His dreams are violent. He once broke his nose on his bedside table while thrashing against the guards in his sleep.
Tired of feeling helpless, Whalen came home from Ontario last week and built a replica of a solitary confinement cell at the Whitbourne Boys’ Home — complete with the chalk marks he made to count the days he spent inside.
On Monday morning, in the frigid cold and rain, he positioned it outside Confederation Building in St. John’s in hopes the province’s justice minister would see where he spent his formative years.
“I dream of it every night. I’m just looking for some closure,” he said.
The province settled a lawsuit last year with former residents of youth detention centres in Whitbourne and St. John’s. They shelled out $12.5 million to a group of about 110 people.
Jack Whalen was not one of those people. The difference? Whalen was subjected to physical and psychological abuse, whereas the others were victims of sexual abuse.
The province has no statute of limitations on cases of childhood sexual abuse. The same exemptions do not apply to victims of childhood physical abuse. Whalen would have had until his 21st birthday to come forward with a claim, or his 29th birthday if the abuse had been discovered later in life.
Newfoundland and Labrador and New Brunswick are the only provinces to have statutes of limitation for childhood physical abuse.
“I really don’t understand why we don’t follow the rest of Canada,” Whalen said. “The other eight provinces have already changed it but Newfoundland and New Brunswick are lagging behind.
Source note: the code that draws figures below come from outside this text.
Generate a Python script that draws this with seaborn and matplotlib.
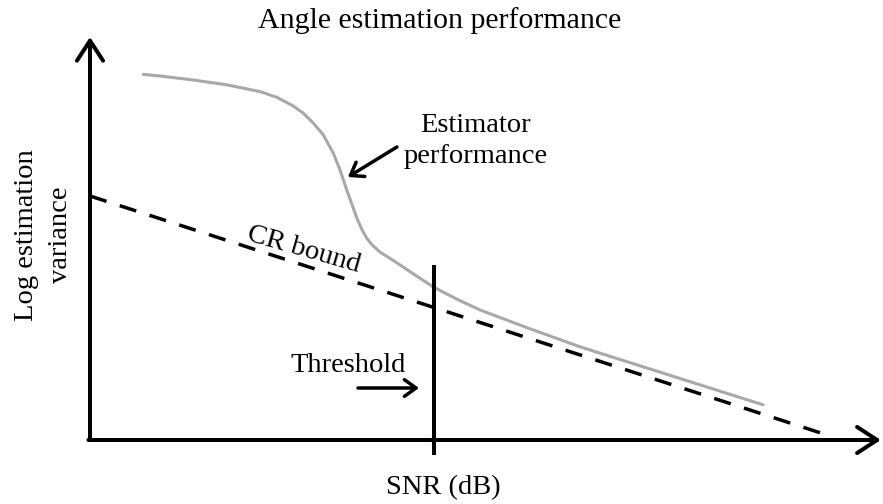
import numpy as np
import pandas as pd
import seaborn as sns
import matplotlib.pyplot as plt

# Estimator performance curve (arbitrary units)
est_snr = [2.70, 3.54, 5.23, 6.92, 8.61, 9.45, 10.29, 10.80, 11.31, 11.81,
           12.32, 12.66, 13.00, 13.33, 13.55, 13.82, 14.05, 14.28, 14.68,
           15.54, 16.35, 17.37, 18.58, 19.75, 22.28, 24.81, 34.08]
est_var = [9.14, 9.10, 9.00, 8.88, 8.71, 8.57, 8.35, 8.17, 7.92, 7.63,
           7.17, 6.75, 6.25, 5.80, 5.50, 5.21, 5.02, 4.88, 4.70,
           4.43, 4.16, 3.83, 3.52, 3.25, 2.78, 2.33, 0.88]

# Cramer-Rao bound (straight line)
cr_snr = [0.0, 37.6]
cr_var = [6.1, 0.08]

# Threshold marker
threshold_snr = 17.42
threshold_span = [-0.38, 4.38]

est_df = pd.DataFrame({'snr': est_snr, 'var': est_var})
cr_df = pd.DataFrame({'snr': cr_snr, 'var': cr_var})

sns.set_theme(style='white')
plt.rcParams['font.family'] = ['Liberation Serif', 'DejaVu Serif']
plt.rcParams['text.color'] = 'black'

fig = plt.figure(figsize=(8.83, 5.04), dpi=100)
# axes box: origin at (90px, 440px), 790px wide, 400px tall
ax = fig.add_axes([90 / 883, 64 / 504, 790 / 883, 400 / 504])
ax.set_xlim(0, 40)
ax.set_ylim(0, 10)
ax.axis('off')

sns.lineplot(data=est_df, x='snr', y='var', ax=ax, color='#a8a8a8',
             lw=2.2, estimator=None, clip_on=False)
sns.lineplot(data=cr_df, x='snr', y='var', ax=ax, color='black',
             lw=2.5, linestyle=(0, (5.0, 4.0)), estimator=None, clip_on=False)
ax.vlines(threshold_snr, threshold_span[0], threshold_span[1],
          color='black', lw=2.9, clip_on=False)

# axis arrows
axis_arrow = dict(arrowstyle='->,head_length=0.72,head_width=0.47',
                  mutation_scale=20, lw=2.9, color='black',
                  shrinkA=0, shrinkB=0)
ax.annotate('', xy=(0, 1.0075), xytext=(0, 0), xycoords='axes fraction',
            arrowprops=axis_arrow, annotation_clip=False)
ax.annotate('', xy=(1.001, 0), xytext=(-0.002, 0), xycoords='axes fraction',
            arrowprops=axis_arrow, annotation_clip=False)

small_arrow = dict(arrowstyle='->,head_length=0.42,head_width=0.3',
                   mutation_scale=20, lw=2.5, color='black',
                   shrinkA=0, shrinkB=0)
ax.annotate('', xy=(16.66, 1.3), xytext=(13.57, 1.3), arrowprops=small_arrow)
ax.annotate('', xy=(13.06, 6.575), xytext=(15.54, 7.325), arrowprops=small_arrow)

fs = 20.5
ax.text(13.06, 1.7, 'Threshold', fontsize=fs, ha='center', va='baseline')
ax.text(19.54, 7.7, 'Estimator', fontsize=fs, ha='center', va='baseline')
ax.text(19.54, 6.925, 'performance', fontsize=fs, ha='center', va='baseline')
ax.text(10.73, 4.6, 'CR bound', fontsize=fs, ha='center', va='baseline',
        rotation=-16, rotation_mode='anchor')

# labels and title
ax.text(0.447, -0.12, 'SNR (dB)', fontsize=fs, ha='center', va='center',
        transform=ax.transAxes)
ax.text(-0.0722, 0.5125, 'Log estimation', fontsize=fs, ha='center',
        va='baseline', rotation=90, rotation_mode='anchor',
        transform=ax.transAxes)
ax.text(-0.0291, 0.5125, 'variance', fontsize=fs, ha='center',
        va='baseline', rotation=90, rotation_mode='anchor',
        transform=ax.transAxes)
ax.text(0.443, 1.049, 'Angle estimation performance', fontsize=21.5,
        ha='center', va='center', transform=ax.transAxes)

fig.savefig('out.png', dpi=100)
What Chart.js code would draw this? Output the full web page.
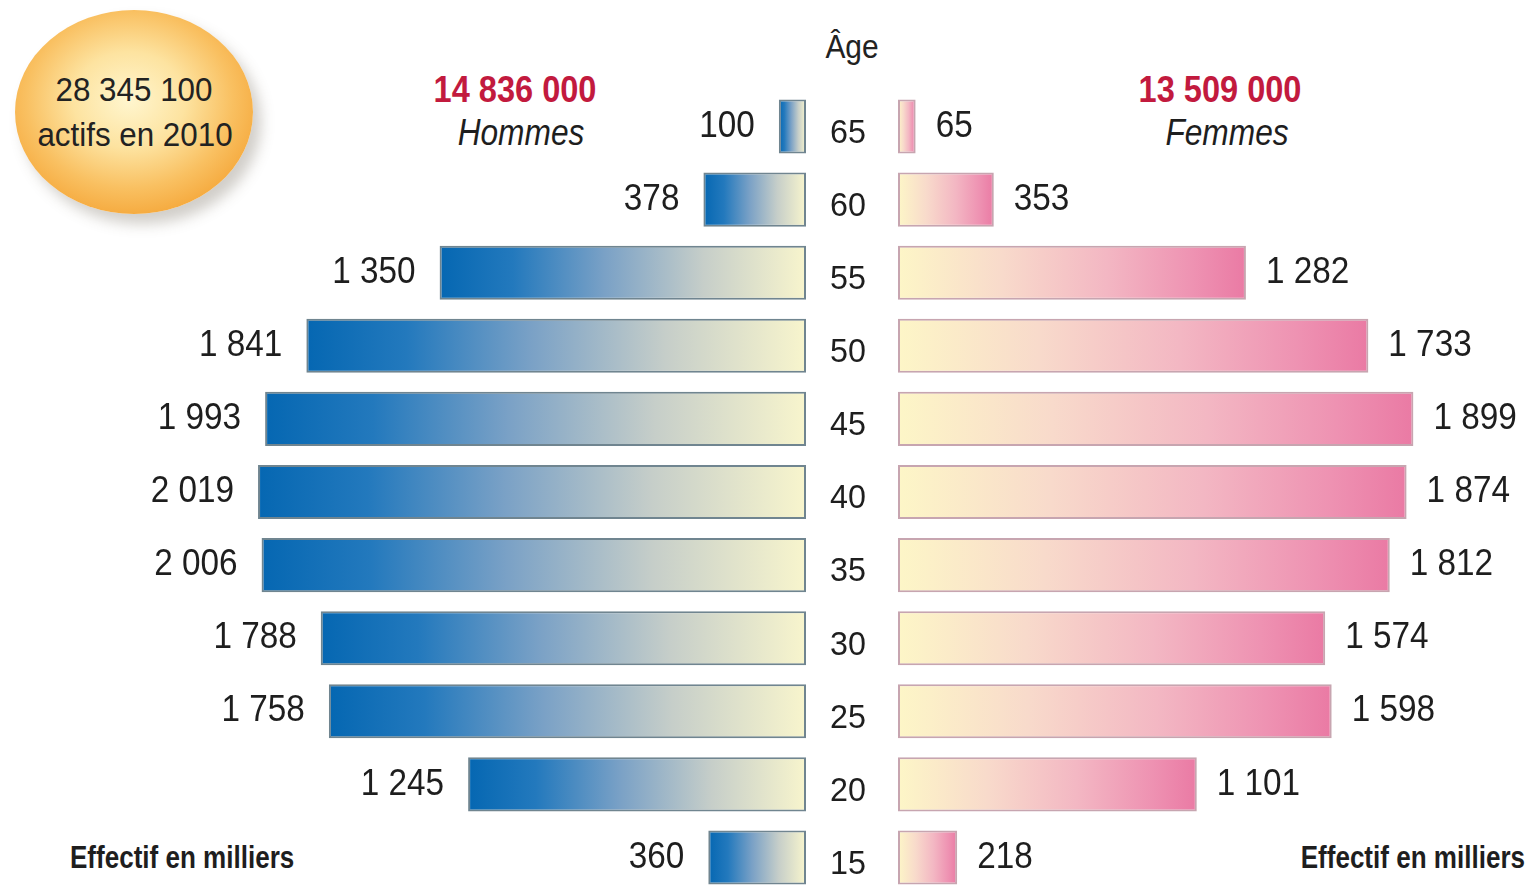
<!DOCTYPE html>
<html lang="fr">
<head>
<meta charset="utf-8">
<title>Actifs en 2010 par âge et par sexe</title>
<script src="https://cdn.jsdelivr.net/npm/chart.js@4.4.1/dist/chart.umd.min.js"></script>
<style>
  html, body { margin: 0; padding: 0; width: 1535px; height: 887px; overflow: hidden; background: #ffffff; }
  body { position: relative; font-family: "Liberation Sans", Arial, sans-serif; color: #222; }
  canvas { position: absolute; top: 0; }
  #left { left: 0; }
  #right { left: 806px; }
  .lbl { position: absolute; white-space: nowrap; line-height: 1; }
  .c { transform: translate(-50%, -50%) scaleX(0.88); }
  .l { transform-origin: left center; transform: translateY(-50%) scaleX(0.84); }
  .r { transform-origin: right center; transform: translate(-100%, -50%) scaleX(0.84); }
  .badge {
    position: absolute; left: 15px; top: 10px; width: 238px; height: 204px; border-radius: 50%;
    background: radial-gradient(ellipse 62% 62% at 48% 44%, #fff6cf 0%, #fde3a0 38%, #f9c061 70%, #f4a232 100%);
    box-shadow: 8px 10px 14px rgba(90, 80, 60, 0.28);
  }
  .red { color: #c21a3e; font-weight: bold; font-size: 37px; }
  .sex { font-style: italic; font-size: 36px; color: #1e1e1e; }
  .eff { font-weight: bold; font-size: 31px; color: #1e1e1e; }
</style>
</head>
<body>
<div class="badge"></div>
<div class="lbl c" style="left:134px; top:89px; font-size:33px; transform: translate(-50%,-50%) scaleX(0.95);">28 345 100</div>
<div class="lbl c" style="left:135px; top:134px; font-size:33px; transform: translate(-50%,-50%) scaleX(0.95);">actifs en 2010</div>
<div class="lbl c red" style="left:515px; top:89px;">14 836 000</div>
<div class="lbl c sex" style="left:521px; top:133px;">Hommes</div>
<div class="lbl c red" style="left:1220px; top:89px;">13 509 000</div>
<div class="lbl c sex" style="left:1227px; top:133px;">Femmes</div>
<div class="lbl c" style="left:852px; top:46px; font-size:34px;">Âge</div>
<div class="lbl l eff" style="left:70px; top:857px;">Effectif en milliers</div>
<div class="lbl r eff" style="left:1525px; top:857px;">Effectif en milliers</div>

<canvas id="left" width="806" height="900"></canvas>
<canvas id="right" width="729" height="900"></canvas>

<script>
// Age groups, from the oldest (top) to the youngest (bottom)
const ages = ['65', '60', '55', '50', '45', '40', '35', '30', '25', '20', '15'];
// Working population in thousands
const hommes = [100, 378, 1350, 1841, 1993, 2019, 2006, 1788, 1758, 1245, 360];
const femmes = [65, 353, 1282, 1733, 1899, 1874, 1812, 1574, 1598, 1101, 218];

// Shared px-per-thousand scale: both sides use the same unit length
const PX_PER_UNIT = 0.2714;
const LEFT_WIDTH = 806;
const RIGHT_AREA = 637;

const fmt = v => String(v).replace(/\B(?=(\d{3})+(?!\d))/g, ' ');

function drawText(ctx, str, x, y, align, font, sx, color) {
  ctx.save();
  ctx.translate(x, y);
  ctx.scale(sx, 1);
  ctx.font = font;
  ctx.fillStyle = color || '#1e1e1e';
  ctx.textAlign = align;
  ctx.textBaseline = 'middle';
  ctx.fillText(str, 0, 0);
  ctx.restore();
}

// Per-bar horizontal gradient running from the axis (value 0) to the bar's end
function barGradient(stops) {
  return function (c) {
    const chart = c.chart;
    const xs = chart.scales && chart.scales.x;
    if (!xs || !chart.chartArea || c.dataIndex === undefined) return stops[stops.length - 1][1];
    const v = c.dataset.data[c.dataIndex];
    const x0 = xs.getPixelForValue(0);
    const x1 = xs.getPixelForValue(v);
    const g = chart.ctx.createLinearGradient(x0, 0, x1, 0);
    stops.forEach(s => g.addColorStop(s[0], s[1]));
    return g;
  };
}

const blueStops = [[0, '#f8f5cd'], [0.28, '#c6cec9'], [0.55, '#7aa1c6'], [0.8, '#2379bd'], [1, '#0567b2']];
const pinkStops = [[0, '#fdf6c7'], [0.3, '#f8dacb'], [0.6, '#f3b7c3'], [0.85, '#ee92b2'], [1, '#ea7aa4']];

const valueLabels = (side) => ({
  id: 'valueLabels' + side,
  afterDatasetsDraw(chart) {
    const ctx = chart.ctx;
    const xs = chart.scales.x, ys = chart.scales.y;
    const data = chart.data.datasets[0].data;
    data.forEach((v, i) => {
      const y = ys.getPixelForValue(i);
      const xe = xs.getPixelForValue(v);
      if (side === 'left') {
        drawText(ctx, fmt(v), xe - 24, y, 'right', '37px "Liberation Sans", Arial, sans-serif', 0.9);
      } else {
        drawText(ctx, fmt(v), xe + 20, y, 'left', '37px "Liberation Sans", Arial, sans-serif', 0.9);
      }
    });
    if (side === 'right') {
      ys.ticks.forEach((t, i) => {
        drawText(ctx, ys.getLabelForValue(t.value), chart.chartArea.left - 50, ys.getPixelForValue(i) + 7,
          'center', '34px "Liberation Sans", Arial, sans-serif', 0.95);
      });
    }
  }
});

function makeChart(id, data, stops, border, side) {
  const isLeft = side === 'left';
  const max = isLeft ? LEFT_WIDTH / PX_PER_UNIT : RIGHT_AREA / PX_PER_UNIT;
  return new Chart(document.getElementById(id), {
    type: 'bar',
    data: {
      labels: ages,
      datasets: [{
        data: data,
        backgroundColor: barGradient(stops),
        borderColor: border,
        borderWidth: 2,
        borderSkipped: false,
        barPercentage: 0.74,
        categoryPercentage: 1
      }]
    },
    options: {
      indexAxis: 'y',
      responsive: false,
      animation: false,
      devicePixelRatio: 1,
      layout: { padding: { top: 90, bottom: 6, left: isLeft ? 0 : 92, right: 0 } },
      plugins: { legend: { display: false }, tooltip: { enabled: false } },
      scales: {
        x: { type: 'linear', min: 0, max: max, reverse: isLeft, display: false },
        y: { type: 'category', display: false, offset: true, grid: { display: false } }
      }
    },
    plugins: [valueLabels(side)]
  });
}

makeChart('left', hommes, blueStops, 'rgba(96,120,132,0.9)', 'left');
makeChart('right', femmes, pinkStops, 'rgba(196,160,172,0.95)', 'right');
</script>
</body>
</html>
I really don’t understand why.”
Daughter becomes lawyer
While Jack Whalen is asking the provincial government to change the rules, his daughter has been asking the courts to find them unconstitutional.
Brittany Whalen was 16 when she asked her mother why her father doesn’t help with her homework. That conversation ended with a promise.
“My wife figured it was time to tell her, and told her I grew up at Whitbourne Boys Home and wasn’t allowed to attend school,” Whalen explained.
“I went in with Grade 6 and came out with Grade 6. My daughter was horrified by that and vowed to become a lawyer and take this case to court. She’s done exactly what she said she was going to do, and I’m very proud of her for that.”
She’s now representing her father and intervening on another case before the Supreme Court of Newfoundland and Labrador in which the Limitations Act is being challenged.
Whalen said he appreciates the work being done by his daughter but “the wheels of justice turn slowly.”
After getting some news about his health in Ontario, Whalen decided to come home and find ways to speed up the timeline. He plans to take his solitary confinement cell around the city this week, raising awareness for what he and other children suffered through in Whitbourne.
After that, he said he might drive it all the way to Ottawa.
“We’re going to have to make more noise,” he said.